I know of what I speak because I had my own great press, easy money and 22,000 square feet (to be exact) –and the ego that came with it nearly cost me my fourth startup, BzzAgent. Launched in 2001, by 2005 we were featured in a cover story in The New York Times Magazineand had A-list angel and venture investors. We were arguably the first company to monetize social media, with a network of volunteer consumers who shared their opinions with peers about products and services. We had real revenues and the best clients.

We. Were. Awesome.

But all of that led us to ignore the fundamental necessity of humility. One of the defining moments of the business came in late 2005 when a young buck showed up at our office and asked for a job. After a discussion, we politely declined with a “nice try, kid” and sent him on his way. He returned a few months later to thank us for chatting with him, and to let us know that he had taken a job at this thing called Facebook, which had 50,000 members (compared to our then 250,000) and no revenue model – and he’d be the 12th employee. I’ll never forget us laughing about the silly premise of Facebook after he left.

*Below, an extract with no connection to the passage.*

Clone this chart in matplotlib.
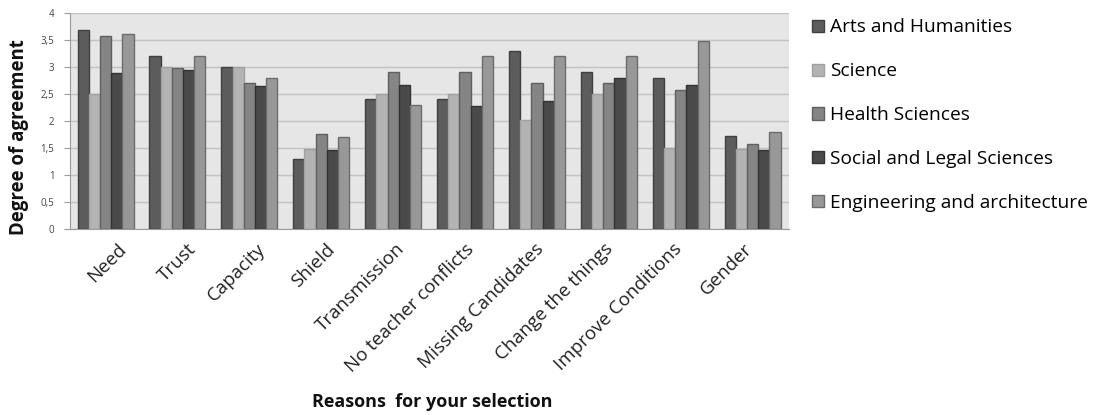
import matplotlib
matplotlib.use("Agg")
import matplotlib.pyplot as plt
import matplotlib.transforms as mtransforms
import numpy as np

categories = ["Need", "Trust", "Capacity", "Shield", "Transmission",
              "No teacher conflicts", "Missing Candidates", "Change the things",
              "Improve Conditions", "Gender"]
series_names = ["Arts and Humanities", "Science", "Health Sciences",
                "Social and Legal Sciences", "Engineering and architecture"]
arts = [3.69, 3.2, 3.0, 1.30, 2.40, 2.40, 3.30, 2.90, 2.79, 1.71]
science = [2.49, 3.0, 3.0, 1.48, 2.50, 2.50, 2.01, 2.50, 1.49, 1.48]
health = [3.57, 2.98, 2.70, 1.76, 2.90, 2.90, 2.70, 2.70, 2.57, 1.57]
social = [2.89, 2.94, 2.64, 1.46, 2.67, 2.27, 2.37, 2.79, 2.67, 1.46]
engineering = [3.61, 3.2, 2.79, 1.70, 2.29, 3.20, 3.20, 3.20, 3.48, 1.80]
yticks = [0, 0.5, 1, 1.5, 2, 2.5, 3, 3.5, 4]
ytick_labels = ["0", "0,5", "1", "1,5", "2", "2,5", "3", "3,5", "4"]

face_colors = ["#5c5c5c", "#b3b3b3", "#858585", "#4a4a4a", "#989898"]
edge_colors = ["#404040", "#a0a0a0", "#606060", "#333333", "#6c6c6c"]

plt.rcParams["font.family"] = ["Open Sans", "DejaVu Sans"]

fig = plt.figure(figsize=(10.96, 4.15), dpi=100)
ax = fig.add_axes([0.0635, 0.449, 0.656, 0.520])
ax.set_facecolor("#e6e6e6")

values = [arts, science, health, social, engineering]
x = np.arange(len(categories))
bw = 0.156
handles = []
for i, (vals, name) in enumerate(zip(values, series_names)):
    offs = (i - 2) * bw
    b = ax.bar(x + offs, vals, width=bw, color=face_colors[i],
               edgecolor=edge_colors[i], linewidth=1.0, label=name, zorder=3)
    handles.append(b)

ax.set_xlim(-0.5, len(categories) - 0.5)
ax.set_ylim(0, 4)
ax.set_yticks(yticks)
ax.set_yticklabels(ytick_labels, fontsize=7, color="#444444")
ax.yaxis.grid(True, color="#c2c2c2", linewidth=1.0, zorder=0)
ax.set_axisbelow(True)
for s in ["top", "right"]:
    ax.spines[s].set_visible(False)
ax.spines["left"].set_color("#9a9a9a")
ax.spines["bottom"].set_color("#9a9a9a")
ax.tick_params(axis="y", length=4, color="#9a9a9a", pad=7)
ax.tick_params(axis="x", length=0, pad=2)

ax.set_xticks(x)
ax.set_xticklabels(categories, rotation=45, ha="right", va="center",
                   rotation_mode="anchor", fontsize=13.5, color="#222222")
# Label anchors drift slightly left across the axis, as in the source chart
for i, lbl in enumerate(ax.get_xticklabels()):
    dx = (18 - 2.4 * i) / 100
    offset = mtransforms.ScaledTranslation(dx, -15 / 100, fig.dpi_scale_trans)
    lbl.set_transform(lbl.get_transform() + offset)

fig.text(0.017, 0.669, "Degree of agreement", rotation=90, ha="center",
         va="center", fontsize=13.4, fontweight="bold", color="#111111")
fig.text(0.394, 0.031, "Reasons  for your selection", ha="center",
         va="center", fontsize=13, fontweight="bold", color="#111111")

leg = fig.legend(handles, series_names, loc="upper left",
                 bbox_to_anchor=(0.7255, 0.997), frameon=False, fontsize=13.8,
                 handlelength=0.6, handleheight=0.6, handletextpad=0.3,
                 labelspacing=1.35)

fig.savefig("out.png", dpi=100)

He eventually was a bigwig with Facebook’s East Coast sales and someone I had to call to “kiss the ring” if we wanted to get things done with Facebook (and his boss was a guy I used to hawk t-shirts to in the entertainment industry, no less). My ego made me underestimate them until they changed BzzAgent’s business forever.

"I’d argue that today’s easy-to-get-funding and it’s-cool-to-be-a-CEO economy is actually fostering a sense of grandiosity that will eventually be the majority’s undoing."" -Founder & CEO, BzzAgent, Dave Balter

This being just one story of our outsized egos, we had to learn our lessons the hard way.

By 2009, we had to cut nearly 50% of our staff and we spent the better part of a year reconsidering our business. I personally began the process of learning humility. I learned to listen more—to colleagues, friends, prospective employees, family. I was forced to trust my peers. I paid close attention to competitors and became thankful for every day we were fortunate enough to be running our business. We eventually turned things around, rebuilt and sold the company earlier this year for a sizeable return to a unit of TESCO PLC.

But only because we stopped acting like the press and funding made us more valuable than we actually were.

And that’s the lesson every single CEO, entrepreneur and leader needs to learn now. It’s never too early to start acting with the humility that can make you smarter—and save your business. This is one reason I helped develop The Humility Imperative project, a mashup of art and the collected stories of humble and ego-fueled leaders. If just one or two entrepreneurs learn this lesson before it’s too late, then we’ll consider this a success.

As for Carol Bartz, head of Yahoo until last week, some see her last email to Yahoo employees—“I’ve just been fired” — as an overly emotional and career-killing admission, but I see something different. I see someone who found humility and didn’t spin the facts into a mutual parting of ways. She was fired and she said as much, which is about as humble as you can get.

Dave Balter is the founder and chief executive of the Boston-based social marketing company BzzAgent, owned by dunnhumby ltd., where he is part of the global executive team. He is also a founder and executive chair of skill-testing platform Smarterer, and an investor or advisor to a dozen start-ups.